Nephrodite relocated its headquarters to Atlanta earlier this year where it entered into Georgia Tech’s Advanced Technology Development Center.

“We relocated to Atlanta in order to leverage the abundance of talent and resources not just in Atlanta, Georgia but in the Southeast,” Dr. Shah said. “But we were not aware at the time of just how robust the life science ecosystem is including the ATDC, Georgia Bio, SEMDA – now Southeast Life Sciences – and supporting entities like the Global Center for Medical Innovation on top of all the scientists, clinicians, regulatory experts and others. 

“We have been working to both make our presence known and avail ourselves of the local and regional assets and resources, which are plentiful.”

Nephrodite has recently accepted an invitation to be part of the Center for Medtech Excellence, which “will provide a reimagined, comprehensive approach for concept to commercialization and sustainable innovation, which is crucial for cultivating more agile healthcare organizations. Georgia Tech will develop the Center for MedTech Excellence – a three-year collaboration with the Advanced Technology Development Center (ATDC), the Georgia Manufacturing Extension Partnership (GaMEP), and the Global Center for Medical Innovation (GCMI).”

What’s next

In addition to its recent FDA application for a breakthrough technology designation, the company intends to raise Series A funding starting in Q2 2023 to complete development of a clinically appropriate, human-ready device in order to then initiate requisite preclinical testing in chronic models sometime in 2024. (Prospective, interested investors should contact Nikhil Shah, nshah@nephrodite.com).

“In the very near-term, we intend to raise awareness for our cause and its associated burden, in addition to forming a community advisory board for those on dialysis or those passionate about kidney disease to improve treatment options, outcomes and lives for patients worldwide,” Dr.

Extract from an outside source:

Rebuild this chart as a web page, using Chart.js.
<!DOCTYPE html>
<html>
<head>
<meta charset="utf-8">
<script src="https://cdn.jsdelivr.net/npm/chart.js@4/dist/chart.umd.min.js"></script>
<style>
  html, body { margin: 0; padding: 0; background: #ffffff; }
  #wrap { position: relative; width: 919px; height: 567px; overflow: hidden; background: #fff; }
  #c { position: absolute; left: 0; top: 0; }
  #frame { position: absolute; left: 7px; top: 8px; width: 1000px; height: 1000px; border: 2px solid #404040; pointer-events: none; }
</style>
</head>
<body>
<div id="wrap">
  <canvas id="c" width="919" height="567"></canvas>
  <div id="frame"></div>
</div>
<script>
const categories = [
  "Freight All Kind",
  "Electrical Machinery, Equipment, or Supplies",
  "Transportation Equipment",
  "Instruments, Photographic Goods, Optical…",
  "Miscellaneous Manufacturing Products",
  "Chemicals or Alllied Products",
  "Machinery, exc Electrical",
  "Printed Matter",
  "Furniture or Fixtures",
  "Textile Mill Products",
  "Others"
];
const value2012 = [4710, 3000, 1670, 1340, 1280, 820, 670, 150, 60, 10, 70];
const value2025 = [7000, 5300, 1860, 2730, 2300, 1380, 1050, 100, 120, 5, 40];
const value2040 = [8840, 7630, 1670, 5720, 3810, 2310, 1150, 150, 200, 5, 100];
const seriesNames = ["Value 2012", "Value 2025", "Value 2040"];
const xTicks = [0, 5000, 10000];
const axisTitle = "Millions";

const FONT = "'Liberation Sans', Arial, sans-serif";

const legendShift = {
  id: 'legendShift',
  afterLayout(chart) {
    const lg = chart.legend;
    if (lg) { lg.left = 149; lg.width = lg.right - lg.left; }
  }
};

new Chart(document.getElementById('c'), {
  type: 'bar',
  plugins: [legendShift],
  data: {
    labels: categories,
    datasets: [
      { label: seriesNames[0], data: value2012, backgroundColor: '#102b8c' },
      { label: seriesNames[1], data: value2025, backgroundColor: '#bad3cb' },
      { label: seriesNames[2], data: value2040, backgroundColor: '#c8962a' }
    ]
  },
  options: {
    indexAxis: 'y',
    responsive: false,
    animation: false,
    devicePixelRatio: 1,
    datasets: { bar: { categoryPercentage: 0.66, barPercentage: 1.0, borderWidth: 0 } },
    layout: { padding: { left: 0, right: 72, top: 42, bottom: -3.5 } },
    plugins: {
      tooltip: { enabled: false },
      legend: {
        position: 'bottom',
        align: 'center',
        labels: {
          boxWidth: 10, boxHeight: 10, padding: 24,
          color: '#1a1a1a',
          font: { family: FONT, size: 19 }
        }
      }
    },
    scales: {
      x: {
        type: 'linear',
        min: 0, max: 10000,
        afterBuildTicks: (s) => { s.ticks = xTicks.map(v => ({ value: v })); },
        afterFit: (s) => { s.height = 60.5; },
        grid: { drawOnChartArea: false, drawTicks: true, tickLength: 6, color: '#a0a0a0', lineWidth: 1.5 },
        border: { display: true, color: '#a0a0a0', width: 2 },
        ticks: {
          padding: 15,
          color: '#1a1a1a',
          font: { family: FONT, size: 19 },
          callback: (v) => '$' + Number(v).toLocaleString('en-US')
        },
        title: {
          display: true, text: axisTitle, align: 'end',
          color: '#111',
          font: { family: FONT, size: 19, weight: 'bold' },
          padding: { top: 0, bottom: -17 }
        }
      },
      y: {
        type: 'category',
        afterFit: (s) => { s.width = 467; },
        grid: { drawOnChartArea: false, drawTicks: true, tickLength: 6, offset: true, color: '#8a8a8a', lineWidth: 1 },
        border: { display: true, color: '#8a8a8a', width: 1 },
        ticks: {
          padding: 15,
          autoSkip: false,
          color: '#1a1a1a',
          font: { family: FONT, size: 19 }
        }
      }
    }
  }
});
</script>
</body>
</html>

Shah said. “We will be seeking volunteer based input on the device’s design and functional attributes with particular attention devoted to patient-centric needs for day-to-day living with our device.

“We welcome interested parties, be they patients, care givers, family members, clinicians or members of the scientific and research communities to contact Niraj Khurana, our Director of Operation (niraj@nephrodite.com) to learn more about participating in the community advisory board.

Lessons to Learn: Engage regulators early, often and never underestimate the importance of team acumen, timing

When asked what advice he would give to other medtech innovators, Dr. Shah shared the following:

“Try to include and understand what it’s going to take [to meet] regulatory requirements, milestones and inflection points as early as possible.

“Engage the formal regulatory body early and often. They will only help you. They are much more accessible, much more understanding and supportive of innovation and innovators with more available resources to help you verify actions or assumptions than people know. 

“Telling your story in a few minutes is an art that needs development and practice. It is important to understand your audience and your value proposition for them, but do not exclude your overarching value to the larger community, to everyone ‘in the room.’

“Assemble your team, internally or otherwise, carefully. Investors do indeed look closely at team members, their acumen, accomplishments and fit for function and timing.”

Southeast Life Sciences thanks Dr. Shah for sharing his insights with us.